A critical Nissan Group data center in Denver crashed Aug. 17 apparently because of a power outage. The results were widespread and frustrating for the automaker and its retailers last week, sending customers away empty-handed and interrupting factory production — as Nissan Group is doggedly trying to shore up falling U.S. retail sales.
But the crisis also demonstrates a larger vulnerability for today's auto industry, which depends on complex digital vehicle distribution systems that link data and commerce among consumers, retailers, distribution networks, manufacturing plants and finance companies.
All of that shut down for Nissan Group last week, affecting the operations of Nissan and Infiniti's approximately 1,300 U.S. dealers as well as an undetermined number of retailers in Canada and Mexico.
A Nissan Canada spokesman wasn't specific in saying how the outage affected Canadian operations, just that it did.

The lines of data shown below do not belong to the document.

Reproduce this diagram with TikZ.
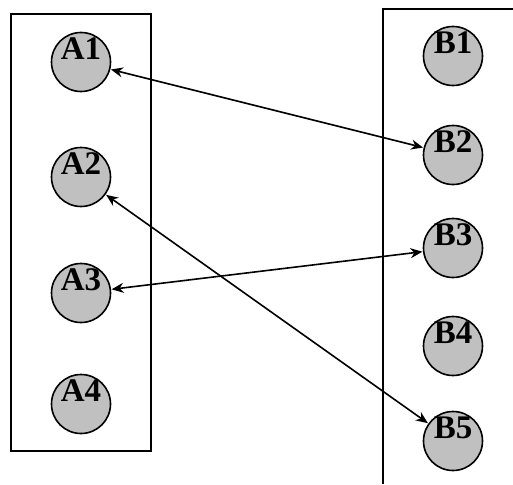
\documentclass[tikz,border=0pt]{standalone}
\usepackage{fontspec}
\setmainfont{Liberation Serif}
\usetikzlibrary{arrows.meta}
\definecolor{ballgray}{RGB}{192,192,192}
\tikzset{
  ball/.style={circle, draw, line width=1.6pt, fill=ballgray, minimum size=59pt, inner sep=0pt},
  tag/.style={font=\fontsize{33}{33}\selectfont\bfseries, yshift=13pt},
  link/.style={line width=1.6pt, {Stealth[length=12pt,width=10pt]}-{Stealth[length=12pt,width=10pt]}, shorten <=0.5pt, shorten >=0.5pt},
}
\begin{document}
\begin{tikzpicture}[x=1pt, y=-1pt]
    \useasboundingbox (0,0) rectangle (513,484);
    % the two sets
    \draw[line width=1.8pt] (11,14) rectangle (151,451);
    \draw[line width=1.8pt] (383,484) -- (383,9) -- (513,9);
    % set A
    \node[ball] (A1) at (81,62) {};
    \node[ball] (A2) at (81,177) {};
    \node[ball] (A3) at (81,293) {};
    \node[ball] (A4) at (81,404) {};
    % set B
    \node[ball] (B1) at (453,56) {};
    \node[ball] (B2) at (453,155) {};
    \node[ball] (B3) at (453,248) {};
    \node[ball] (B4) at (453,346) {};
    \node[ball] (B5) at (453,441) {};
    \foreach \n in {A1,A2,A3,A4,B1,B2,B3,B4,B5}
        \node[tag] at (\n) {\n};
    % pairs
    \draw[link] (A1) -- (B2);
    \draw[link] (A2) -- (B5);
    \draw[link] (A3) -- (B3);
\end{tikzpicture}
\end{document}
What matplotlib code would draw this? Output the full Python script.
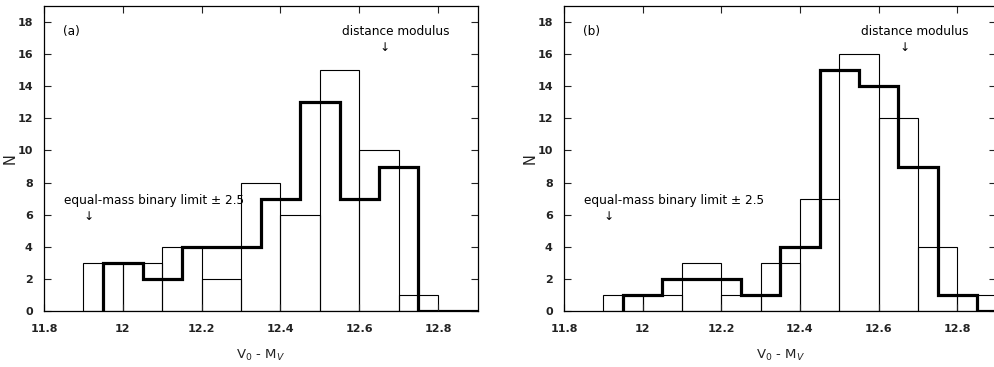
import numpy as np
import matplotlib.pyplot as plt

# bin edges (thin histogram on 0.1 grid, thick one shifted by half a bin)
edges_thin = [11.9, 12.0, 12.1, 12.2, 12.3, 12.4, 12.5, 12.6, 12.7, 12.8, 12.9]
edges_thick = [11.95, 12.05, 12.15, 12.25, 12.35, 12.45, 12.55, 12.65, 12.75, 12.85, 12.95]

# panel (a)
thin_a = [3, 3, 4, 2, 8, 6, 15, 10, 1, 0]
thick_a = [3, 2, 4, 4, 7, 13, 7, 9, 0, 0]

# panel (b)
thin_b = [1, 1, 3, 1, 3, 7, 16, 12, 4, 1]
thick_b = [1, 2, 2, 1, 4, 15, 14, 9, 1, 0]

xticks = [11.8, 12.0, 12.2, 12.4, 12.6, 12.8]
xticklabels = ['11.8', '12', '12.2', '12.4', '12.6', '12.8']
yticks = [0, 2, 4, 6, 8, 10, 12, 14, 16, 18]

dist_mod = 12.665
binary_lim = 11.913

plt.rcParams['font.family'] = 'DejaVu Sans'

fig = plt.figure(figsize=(9.95, 3.67), dpi=100)
ax_a = fig.add_axes([0.0442, 0.1526, 0.4357, 0.831])
ax_b = fig.add_axes([0.5668, 0.1526, 0.4347, 0.831])


def panel(ax, thin, thick, tag):
    widths = np.diff(edges_thin)
    ax.bar(edges_thin[:-1], thin, width=widths, align='edge', fill=False,
           edgecolor='black', linewidth=0.8)
    ax.stairs(thick, edges_thick, baseline=0, color='black', linewidth=2.3)

    ax.set_xlim(11.8, 12.9)
    ax.set_ylim(0, 19)
    ax.set_xticks(xticks)
    ax.set_xticklabels(xticklabels, fontweight='bold')
    ax.set_yticks(yticks)
    ax.set_yticklabels([str(t) for t in yticks], fontweight='bold')
    ax.tick_params(direction='in', top=True, right=True, length=5,
                   width=0.8, labelsize=8, colors='#222222')
    ax.tick_params(axis='x', pad=9.5)
    ax.tick_params(axis='y', pad=8)
    for s in ax.spines.values():
        s.set_linewidth(0.9)

    ax.set_xlabel('V$_0$ - M$_V$', fontsize=9.5, labelpad=10, color='#222222')
    ax.set_ylabel('N', fontsize=10.5, labelpad=0, color='#222222')

    fs = 8.7
    ax.text(11.848, 17.4, tag, fontsize=fs, ha='left', va='center')
    ax.text(12.692, 17.4, 'distance modulus', fontsize=fs, ha='center', va='center')
    ax.text(dist_mod, 16.4, '↓', fontsize=fs, ha='center', va='center')
    ax.text(11.851, 6.9, 'equal-mass binary limit ± 2.5', fontsize=fs,
            ha='left', va='center')
    ax.text(binary_lim, 5.9, '↓', fontsize=fs, ha='center', va='center')


panel(ax_a, thin_a, thick_a, '(a)')
panel(ax_b, thin_b, thick_b, '(b)')

fig.savefig('out.png', dpi=100)
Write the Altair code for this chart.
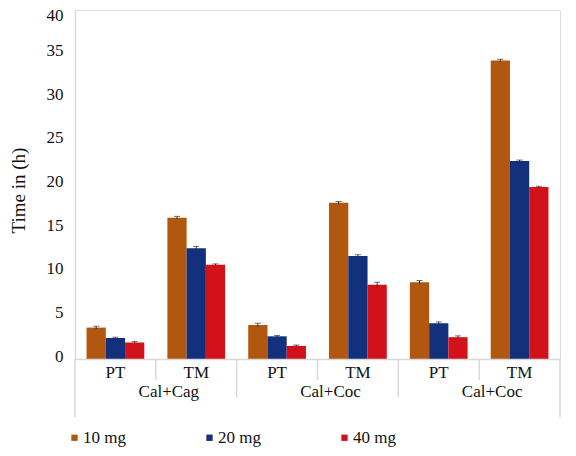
import altair as alt
import pandas as pd

# ---- data ----
groups = ["Cal+Cag", "Cal+Coc", "Cal+Coc"]
tests = ["PT", "TM"]
doses = ["10 mg", "20 mg", "40 mg"]
vals_10 = [3.6, 16.2, 3.9, 17.9, 8.8, 34.2]
vals_20 = [2.4, 12.7, 2.6, 11.8, 4.1, 22.7]
vals_40 = [1.9, 10.8, 1.5, 8.5, 2.5, 19.7]
errs_10 = [0.15, 0.15, 0.2, 0.15, 0.2, 0.15]
errs_20 = [0.1, 0.2, 0.1, 0.15, 0.15, 0.1]
errs_40 = [0.1, 0.1, 0.1, 0.3, 0.15, 0.1]
colors = ["#B2570F", "#12307B", "#D3111B"]

FONT = "Liberation Serif"
GREY = "#d9d9d9"

cats = [f"{gi}|{t}" for gi in range(len(groups)) for t in tests]

rows = []
for ci, c in enumerate(cats):
    for d, vals, errs in zip(doses, [vals_10, vals_20, vals_40], [errs_10, errs_20, errs_40]):
        rows.append({"cat": c, "dose": d, "value": vals[ci],
                     "lo": vals[ci] - errs[ci], "hi": vals[ci] + errs[ci]})
df = pd.DataFrame(rows)

xscale = alt.Scale(domain=cats, paddingInner=0, paddingOuter=0)
offscale = alt.Scale(domain=doses, paddingInner=0, paddingOuter=0.6)
yscale = alt.Scale(domain=[0, 40])

H = 349

x_axis = alt.Axis(title=None, labelExpr="split(datum.label, '|')[1]", labelAngle=0,
                  labelFont=FONT, labelFontSize=17, labelColor="#111", ticks=False,
                  labelPadding=5, domainColor=GREY, domainWidth=1.5, grid=False, zindex=1)
y_axis = alt.Axis(title="Time in (h)", values=list(range(0, 41, 5)), ticks=False,
                  labelFont=FONT, labelFontSize=17, labelColor="#111", labelPadding=12,
                  labelOffset={"condition": {"test": "datum.value == 40", "value": 5}, "value": -3},
                  titleFont=FONT, titleFontSize=19, titleFontWeight="normal", titleColor="#111",
                  titleX=-57, titleY=180, titleBaseline="middle", titleAngle=270,
                  domainColor=GREY, domainWidth=1.5, grid=False)

bars = alt.Chart(df).mark_bar().encode(
    x=alt.X("cat:N", scale=xscale, axis=x_axis, sort=cats),
    xOffset=alt.XOffset("dose:N", scale=offscale),
    y=alt.Y("value:Q", scale=yscale, axis=y_axis),
    color=alt.Color("dose:N", scale=alt.Scale(domain=doses, range=colors),
                    legend=alt.Legend(title=None, orient="none", legendX=-9, legendY=419,
                                      direction="horizontal", symbolType="square",
                                      symbolSize=40, symbolStrokeWidth=0, labelOffset=0,
                                      labelFont=FONT, labelFontSize=17, labelColor="#111",
                                      columnPadding=75)),
)

err_rule = alt.Chart(df).mark_rule(color="#333", strokeWidth=1).encode(
    x=alt.X("cat:N", scale=xscale, sort=cats),
    xOffset=alt.XOffset("dose:N", scale=offscale),
    y=alt.Y("lo:Q", scale=yscale),
    y2="hi:Q",
)
err_cap = alt.Chart(df).mark_tick(color="#333", thickness=1, size=6).encode(
    x=alt.X("cat:N", scale=xscale, sort=cats),
    xOffset=alt.XOffset("dose:N", scale=offscale),
    y=alt.Y("hi:Q", scale=yscale),
)

# separators of the two-level category axis
inner = pd.DataFrame({"cat": [cats[1], cats[3], cats[5]]})
outer = pd.DataFrame({"cat": [cats[2], cats[4]]})
left_end = pd.DataFrame({"cat": [cats[0]]})
right_end = pd.DataFrame({"cat": [cats[5]]})

def sep(data, band, length):
    return alt.Chart(data).mark_rule(color=GREY, strokeWidth=1.5).encode(
        x=alt.X("cat:N", scale=xscale, sort=cats, bandPosition=band),
        y=alt.value(H), y2=alt.value(H + length),
    )

seps = (sep(inner, 0, 21) + sep(outer, 0, 38) + sep(left_end, 0, 58) + sep(right_end, 1, 58))

glabels = pd.DataFrame({"cat": [f"{gi}|PT" for gi in range(len(groups))], "name": groups})
group_text = alt.Chart(glabels).mark_text(font=FONT, fontSize=17, color="#111",
                                          baseline="middle", dx=13).encode(
    x=alt.X("cat:N", scale=xscale, sort=cats, bandPosition=1),
    y=alt.value(382),
    text="name:N",
)

chart = alt.layer(bars, seps, err_rule, err_cap, group_text).properties(
    width=485, height=H,
    autosize=alt.AutoSizeParams(type="none"),
    padding={"left": 67, "top": 2, "right": 5, "bottom": 89},
).configure_view(stroke=None).configure(font=FONT)

chart.save("out.html", embed_options={"renderer": "svg", "actions": False})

It was unclear at week's end how many new-vehicle sales Nissan Group lost from the glitch or what the ultimate cost will be to dealers, sales personnel and service shops.
The system, referred to internally as NNANet, is the retailer's tool for ordering cars and parts, obtaining product rebate information to know how to structure a sale, checking on vehicle recalls, filing warranty claims to enable service work to be performed and priced, and seeking factory financing information.
"Everything we do with Nissan goes through NNANet," said Tim Hill, owner of Hill Nissan in Winter Haven, Fla. "That is our lifeblood."
The system remained down for four days, grounding operations at many retailers. Service was restored by 6 p.m. Central Daylight Time on Wednesday, Aug. 21.